What I think is happening is it does not actually create a file and just
a file descriptor that is mapped to a memory region. I believe it is merely
using the path to determine what the default page size should be when allocating
filebacking in memory. This is something that we can look into though.
> > Putting that all together, to get what you want we'd have
> >
> > <memoryBacking>
> > <source type="file"/>
> > <access mode="shared"/>
> > <allocation mode="immediate"/>
> > </memoryBacking>
> >
> [Mooney, Sean K]
> Yes this seems like it would be a clean way to address this use case.
> Can you guage how small/large of a change this would be. Its been A
> while since I worked with c directly but if you could point me in the
> Right direction in the Libvirt codebase I would be happy to look at
> creating an RFC patch.
First there's defining the XML extensions - needs
docs/schemas/domaincommon.rng and src/conf/domain_conf.{c,h} to be
changed.
Then there's wiring up QEMU XML -> ARGV conversion -
src/qemu/qemu_command.c and adding test cases in
tests/qemuxml2argvtest.c
> From a nova side assuming Libvirt was extended for this feature should
> I open a blueprint to extend the existing guest memory backing support
> In parallel to the Libvirt implementation or wait until after it is
> support in Libvirt to start the Nova discussion? In either case I
> think we agree that any support in nova Would Depend on Libvirt
> support to be accepted in upstream nova.

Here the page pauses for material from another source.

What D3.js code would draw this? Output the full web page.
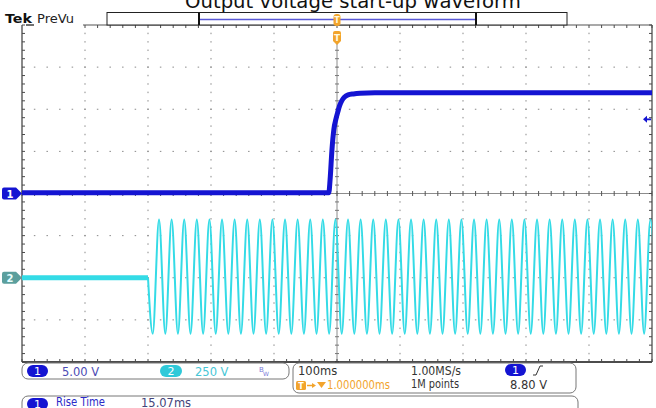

You're going to hit the deadline for approval of Newton specs in Nova
fairly soon, and unless the libvirt impl is done before then, I think it
is unlikely you'd get a spec approved. So by all means work on this in
parallel, but be realistic about chances of approval in Nova for this
cycle.
[Mooney, Sean K] actually I was assuming that this would be completed
early
In Ocata as it required changes in Libvirt first.